Charlene Smith describes Mandela as the great man he was. But she also does not gloss over the difficulties in his personal life and that after becoming President he failed to deliver all of his hopes for peace and growth in a turbulent country. Mandela was also unwilling to acknowledge the threat of HIV/Aids until some of his own relatives died of it.
Few would have known until reading this book that in his final years he was in the early stages of dementia and became lonely and isolated.
I liked the book all the better for her frankness. It did not diminish Mandela in my eyes, but showed that he was not a god but an exceptionally great human being.
Title: Mandela: In Celebration of a Great Life
Author: Charlene Smith
Publisher: New Holland
Frederick Forsyth – The Kill List
My partner John, an avid thriller reader immersed himself in Frederick Forsyth's latest thriller "The Kill List". The story is about a radical Islamic preacher whose internet sermons incite Islamic Jihads around the world to kill high profile British and American non-believers. The USA President and two associates decide he must be killed.
The hero (The Tracker) who has lost his wife in a car accident must track the Preacher down.
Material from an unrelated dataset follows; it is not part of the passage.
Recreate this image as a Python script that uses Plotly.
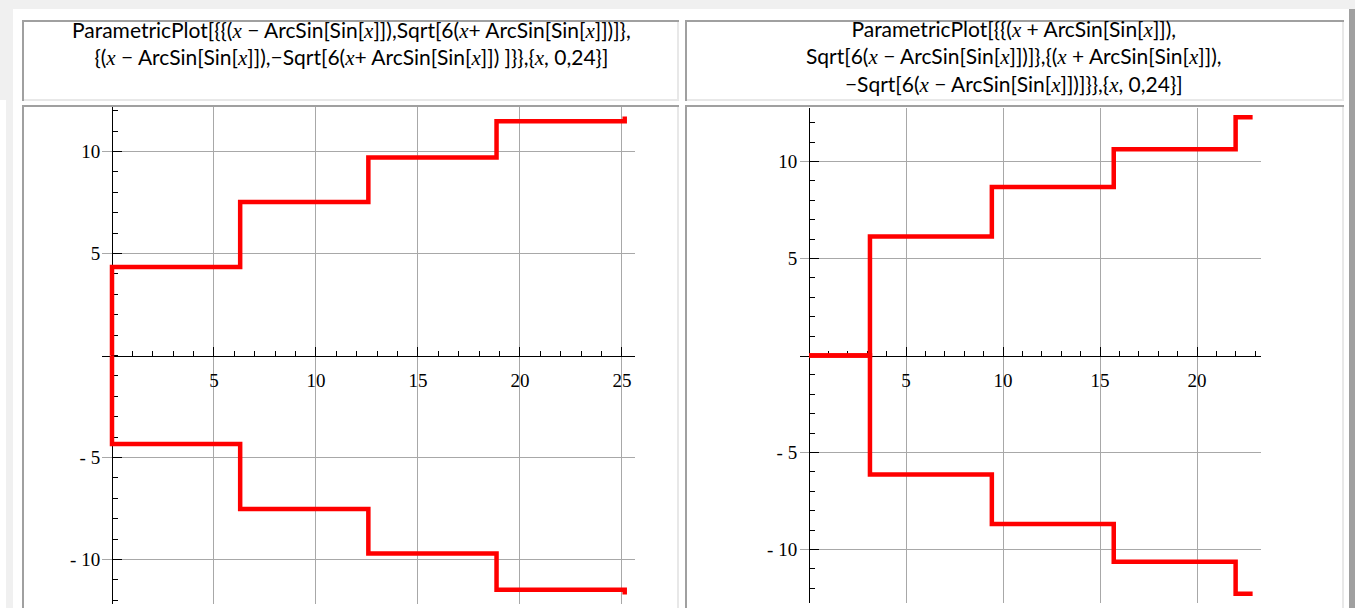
import plotly.graph_objects as go

W, H = 1355, 608

# ---- data: corner points of the two parametric staircase curves ----
# Plot A: {x - ArcSin[Sin[x]], +/- Sqrt[6(x + ArcSin[Sin[x]])]}, x in [0, 24]
a_x = [0.0, 0.0, 6.283, 6.283, 12.566, 12.566, 18.850, 18.850, 25.133, 25.133]
a_y_upper = [0.0, 4.342, 4.342, 7.520, 7.520, 9.708, 9.708, 11.487, 11.487, 11.713]
a_y_lower = [0.0, -4.342, -4.342, -7.520, -7.520, -9.708, -9.708, -11.487, -11.487, -11.713]

# Plot B: {x + ArcSin[Sin[x]], +/- Sqrt[6(x - ArcSin[Sin[x]])]}, x in [0, 24]
b_x = [0.0, 3.142, 3.142, 9.425, 9.425, 15.708, 15.708, 21.991, 21.991, 22.867]
b_y_upper = [0.0, 0.0, 6.140, 6.140, 8.683, 8.683, 10.635, 10.635, 12.280, 12.280]
b_y_lower = [0.0, 0.0, -6.140, -6.140, -8.683, -8.683, -10.635, -10.635, -12.280, -12.280]

# axis ticks
a_xticks = [5, 10, 15, 20, 25]
b_xticks = [5, 10, 15, 20]
yticks = [-10, -5, 5, 10]
ytick_text = ["- 10", "- 5", "5", "10"]

X = '<span style="font-family:Liberation Serif"><i>x</i></span>'
header_a = [
    f"ParametricPlot[{{{{({X} − ArcSin[Sin[{X}]]),Sqrt[6({X}+ ArcSin[Sin[{X}]])]}},",
    f"{{({X} − ArcSin[Sin[{X}]]),−Sqrt[6({X}+ ArcSin[Sin[{X}]]) ]}}}},{{{X}, 0,24}}]",
]
header_b = [
    f"ParametricPlot[{{{{({X} + ArcSin[Sin[{X}]]),",
    f"Sqrt[6({X} − ArcSin[Sin[{X}]])]}},{{({X} + ArcSin[Sin[{X}]]),",
    f"−Sqrt[6({X} − ArcSin[Sin[{X}]])]}}}},{{{X}, 0,24}}]",
]


def px(x):
    return x / W


def py(y):
    return 1 - y / H


fig = go.Figure()

# ---- page background and table cells ----
shapes = []
LIGHT_BG = "#f0f0f0"
DARK = "#a0a0a0"
PALE = "#e8e8e8"


def rect(x0, y0, x1, y1, color):
    shapes.append(dict(type="rect", xref="paper", yref="paper",
                       x0=px(x0), x1=px(x1), y0=py(y1), y1=py(y0),
                       fillcolor=color, line=dict(width=0), layer="below"))


rect(0, 0, W, 9, LIGHT_BG)
rect(0, 0, 13, 100, LIGHT_BG)
rect(6, 100, 13, H, LIGHT_BG)
rect(1349, 9, W, H, DARK)


def cell(x0, y0, x1, y1):
    rect(x0, y0, x1, y0 + 2, DARK)
    rect(x0, y0, x0 + 2, y1, DARK)
    rect(x1 - 2, y0 + 2, x1, y1, PALE)
    rect(x0 + 2, y1 - 2, x1, y1, PALE)


cell(22, 20, 679, 101)
cell(685, 20, 1344, 101)
cell(22, 105, 679, 610)
cell(685, 105, 1344, 610)

fig.update_layout(shapes=shapes)

# ---- headers ----
HEAD_FONT = dict(family="Lato", size=21, color="#000000")
fig.add_annotation(x=px(351), y=py(43), xref="paper", yref="paper",
                   text="<br>".join(header_a), showarrow=False,
                   xanchor="center", yanchor="middle", align="center", font=HEAD_FONT)
fig.add_annotation(x=px(1014), y=py(56.5), xref="paper", yref="paper",
                   text="<br>".join(header_b), showarrow=False,
                   xanchor="center", yanchor="middle", align="center", font=HEAD_FONT)

# ---- plots ----
TICK_FONT = dict(family="Liberation Serif", size=19, color="#000000")
GRID = "#a8a8a8"
RED = "#ff0000"


def setup_axes(idx, origin_px, origin_py, scale_x, scale_y, xr, yr, xticks):
    xname = "xaxis" if idx == 1 else f"xaxis{idx}"
    yname = "yaxis" if idx == 1 else f"yaxis{idx}"
    xa = "x" if idx == 1 else f"x{idx}"
    ya = "y" if idx == 1 else f"y{idx}"
    left = origin_px + xr[0] * scale_x
    right = origin_px + xr[1] * scale_x
    top = origin_py - yr[1] * scale_y
    bottom = origin_py - yr[0] * scale_y
    xdom = [px(left), px(right)]
    ydom = [py(bottom), py(top)]
    common = dict(ticks="inside", ticklen=9, tickwidth=1, tickcolor="#000000",
                  showline=True, linecolor="#000000", linewidth=1,
                  showgrid=True, gridcolor=GRID, gridwidth=1,
                  zeroline=False, tickfont=TICK_FONT, ticklabelstandoff=8,
                  layer="below traces", fixedrange=True,
                  minor=dict(tickmode="linear", tick0=0, dtick=1, ticks="inside",
                             ticklen=5, tickcolor="#000000", showgrid=False))
    fig.update_layout({
        xname: dict(domain=xdom, range=xr, anchor="free",
                    position=py(origin_py),
                    tickmode="array", tickvals=xticks,
                    ticktext=[str(v) for v in xticks], **common),
        yname: dict(domain=ydom, range=yr, anchor="free",
                    position=px(origin_px),
                    tickmode="array", tickvals=yticks, ticktext=ytick_text,
                    **common),
    })
    return xa, ya


xa1, ya1 = setup_axes(1, 112, 355.5, 20.4, 20.4, [-0.503, 25.636], [-12.18, 12.18], a_xticks)
xa2, ya2 = setup_axes(2, 809, 355.5, 19.4, 19.4, [-0.457, 23.324], [-12.77, 12.77], b_xticks)

line = dict(color=RED, width=4.5)
fig.add_trace(go.Scatter(x=a_x, y=a_y_upper, mode="lines", line=line, xaxis=xa1, yaxis=ya1, hoverinfo="skip"))
fig.add_trace(go.Scatter(x=a_x, y=a_y_lower, mode="lines", line=line, xaxis=xa1, yaxis=ya1, hoverinfo="skip"))
fig.add_trace(go.Scatter(x=b_x, y=b_y_upper, mode="lines", line=line, xaxis=xa2, yaxis=ya2, hoverinfo="skip"))
fig.add_trace(go.Scatter(x=b_x, y=b_y_lower, mode="lines", line=line, xaxis=xa2, yaxis=ya2, hoverinfo="skip"))

fig.update_layout(
    width=W, height=H, margin=dict(l=0, r=0, t=0, b=0),
    paper_bgcolor="#ffffff", plot_bgcolor="rgba(0,0,0,0)",
    showlegend=False,
)

fig.write_html("out.html", config={"displayModeBar": False})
"Unlike most thrillers this is a one dimensional story with no subplots or character development. In most thrillers the hero has a character flaw, has some self-doubts, or there is some suspicion that he is not doing a good job. Not so in this story, nothing is put in his way so the ending is predictable. Forsyth pads the story out with historical data about Al Queda and the Taliban.
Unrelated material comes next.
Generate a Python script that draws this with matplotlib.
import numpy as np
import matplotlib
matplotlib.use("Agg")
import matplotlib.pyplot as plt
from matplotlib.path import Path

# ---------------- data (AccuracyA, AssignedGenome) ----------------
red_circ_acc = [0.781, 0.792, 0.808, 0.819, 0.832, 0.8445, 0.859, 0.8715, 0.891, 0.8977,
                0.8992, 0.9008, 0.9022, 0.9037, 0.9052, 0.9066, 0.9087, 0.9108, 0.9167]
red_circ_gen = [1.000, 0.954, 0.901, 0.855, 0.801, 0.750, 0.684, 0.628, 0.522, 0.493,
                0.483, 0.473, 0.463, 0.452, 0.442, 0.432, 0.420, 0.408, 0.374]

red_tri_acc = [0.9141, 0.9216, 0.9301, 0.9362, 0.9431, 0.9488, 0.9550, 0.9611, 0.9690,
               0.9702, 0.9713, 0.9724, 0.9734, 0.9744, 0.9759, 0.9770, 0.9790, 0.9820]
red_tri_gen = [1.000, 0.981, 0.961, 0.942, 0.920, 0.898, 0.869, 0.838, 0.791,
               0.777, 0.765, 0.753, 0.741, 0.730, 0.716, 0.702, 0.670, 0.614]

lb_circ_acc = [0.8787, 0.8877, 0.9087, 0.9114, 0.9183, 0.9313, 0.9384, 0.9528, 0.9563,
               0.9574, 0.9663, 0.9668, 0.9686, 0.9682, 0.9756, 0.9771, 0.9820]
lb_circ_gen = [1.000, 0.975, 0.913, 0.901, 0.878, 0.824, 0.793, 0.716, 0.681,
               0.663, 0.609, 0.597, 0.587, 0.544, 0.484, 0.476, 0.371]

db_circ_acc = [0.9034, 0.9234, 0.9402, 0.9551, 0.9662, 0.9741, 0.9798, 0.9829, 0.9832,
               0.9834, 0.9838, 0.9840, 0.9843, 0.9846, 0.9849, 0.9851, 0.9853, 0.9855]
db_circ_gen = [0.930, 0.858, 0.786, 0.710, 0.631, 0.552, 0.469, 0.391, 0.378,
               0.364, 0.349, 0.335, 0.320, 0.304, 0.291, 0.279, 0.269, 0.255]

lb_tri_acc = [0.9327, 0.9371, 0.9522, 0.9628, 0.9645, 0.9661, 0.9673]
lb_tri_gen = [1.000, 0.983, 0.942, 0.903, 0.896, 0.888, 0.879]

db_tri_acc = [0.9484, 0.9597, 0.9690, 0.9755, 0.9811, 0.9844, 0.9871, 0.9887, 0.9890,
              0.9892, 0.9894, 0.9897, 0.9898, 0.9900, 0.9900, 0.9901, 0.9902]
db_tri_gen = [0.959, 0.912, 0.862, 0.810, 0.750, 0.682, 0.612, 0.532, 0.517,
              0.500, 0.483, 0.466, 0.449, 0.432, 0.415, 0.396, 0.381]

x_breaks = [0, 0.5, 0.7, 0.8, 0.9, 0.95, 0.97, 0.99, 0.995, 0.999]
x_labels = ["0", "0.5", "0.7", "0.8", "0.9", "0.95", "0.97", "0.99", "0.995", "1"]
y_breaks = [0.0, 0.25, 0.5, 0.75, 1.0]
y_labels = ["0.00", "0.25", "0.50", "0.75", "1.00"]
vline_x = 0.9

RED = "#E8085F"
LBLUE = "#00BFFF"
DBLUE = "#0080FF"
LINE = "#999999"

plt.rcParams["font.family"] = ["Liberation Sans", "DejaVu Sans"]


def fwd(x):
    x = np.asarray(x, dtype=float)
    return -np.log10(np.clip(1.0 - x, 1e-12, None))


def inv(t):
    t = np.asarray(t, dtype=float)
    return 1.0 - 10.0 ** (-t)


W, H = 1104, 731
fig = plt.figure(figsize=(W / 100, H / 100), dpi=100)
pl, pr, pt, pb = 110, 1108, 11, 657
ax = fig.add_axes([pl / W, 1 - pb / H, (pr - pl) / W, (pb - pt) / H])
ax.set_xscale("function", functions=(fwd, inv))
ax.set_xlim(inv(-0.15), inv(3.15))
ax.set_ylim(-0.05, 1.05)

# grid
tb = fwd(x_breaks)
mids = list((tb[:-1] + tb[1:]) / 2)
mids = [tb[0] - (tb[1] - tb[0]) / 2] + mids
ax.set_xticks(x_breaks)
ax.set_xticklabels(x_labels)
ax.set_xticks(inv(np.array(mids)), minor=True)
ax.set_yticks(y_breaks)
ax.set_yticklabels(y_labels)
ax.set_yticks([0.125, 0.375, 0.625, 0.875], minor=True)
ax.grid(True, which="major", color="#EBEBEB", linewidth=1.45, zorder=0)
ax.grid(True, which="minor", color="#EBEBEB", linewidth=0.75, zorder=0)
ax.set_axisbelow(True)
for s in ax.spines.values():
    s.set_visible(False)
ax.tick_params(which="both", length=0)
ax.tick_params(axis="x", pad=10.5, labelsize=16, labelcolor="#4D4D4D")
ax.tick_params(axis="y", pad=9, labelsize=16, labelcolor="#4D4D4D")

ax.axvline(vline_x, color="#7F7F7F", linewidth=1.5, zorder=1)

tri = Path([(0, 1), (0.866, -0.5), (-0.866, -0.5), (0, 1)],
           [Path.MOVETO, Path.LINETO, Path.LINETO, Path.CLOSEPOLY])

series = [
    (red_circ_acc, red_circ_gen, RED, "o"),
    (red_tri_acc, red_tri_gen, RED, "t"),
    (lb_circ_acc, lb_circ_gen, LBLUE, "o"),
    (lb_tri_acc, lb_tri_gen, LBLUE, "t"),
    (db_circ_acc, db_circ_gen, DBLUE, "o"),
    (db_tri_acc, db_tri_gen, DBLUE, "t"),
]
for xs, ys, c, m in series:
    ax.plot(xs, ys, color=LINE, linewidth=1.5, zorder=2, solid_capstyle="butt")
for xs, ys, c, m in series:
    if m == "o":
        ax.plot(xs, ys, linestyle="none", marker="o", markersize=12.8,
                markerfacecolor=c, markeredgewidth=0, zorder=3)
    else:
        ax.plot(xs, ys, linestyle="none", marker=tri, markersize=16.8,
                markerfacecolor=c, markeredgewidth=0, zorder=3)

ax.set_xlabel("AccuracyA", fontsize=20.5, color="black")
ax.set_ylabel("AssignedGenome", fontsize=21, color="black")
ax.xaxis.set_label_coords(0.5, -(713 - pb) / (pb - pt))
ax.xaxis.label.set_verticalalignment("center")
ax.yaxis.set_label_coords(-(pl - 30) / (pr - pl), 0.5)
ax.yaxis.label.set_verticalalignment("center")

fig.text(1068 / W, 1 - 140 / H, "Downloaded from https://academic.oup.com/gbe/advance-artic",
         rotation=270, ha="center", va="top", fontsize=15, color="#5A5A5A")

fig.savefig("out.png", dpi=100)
There is also a lack of realism in the story as, although there are drone strikes, there is no collateral damage and no innocent civilians are killed.
In my view his latest thriller is not as good as the ones he wrote in his younger years such as The Day of the Jackal and the Odessa File. Has Frederick Forsyth still got what it takes or is it perhaps time for him to call it a day?
Although it was disappointing that it lacked complexity and was too predictable, Forsyth does put his words well and there was enough tension to hold my interest. It was an enjoyable read."
Title: The Kill list
Author: Frederick Forsyth
Publisher: Bantam Press
Stephen Hawking – My Brief History
My Brief History, a memoir by Stephen Hawking, one of the most brilliant cosmologists of our time was written entirely by himself which accounts for its brevity.
As a result of his motor neuron disease his maximum speed is three words a minute. His cheek movements are translated into text by means of computer software.
He traces his life from the time of his birth in 1942 and his post war London boyhood to his rise to international celebrity status.
He did not learn to read until he was eight years old. But later he went on to win a scholarship to Oxford where the prevailing attitude of the day was to do as little work as possible. In his last year there his life was turned upside down when he was diagnosed with motor neurone disease at the age of 21. Despite the cloud hanging over his future he fell in love which spurred him on to start working hard for the first time in his life to complete a PhD, get a job and marry. This was the beginning of his illustrious career.
From then on the book is mainly about his scientific discoveries and the evolution of his thinking. Without a background in physics I struggled somewhat to understand the theoretical parts about gravitational waves, black holes and time travel.
Now in his seventies he looks back with satisfaction: "It has been a glorious time to be alive and doing research in theoretical physics", he writes.
Despite flashes of wit I found this book somewhat dry. I would have liked him to reveal more about his personal life, his relationship with his two wives and children, and how he felt about the extraordinary hurdles he had to overcome.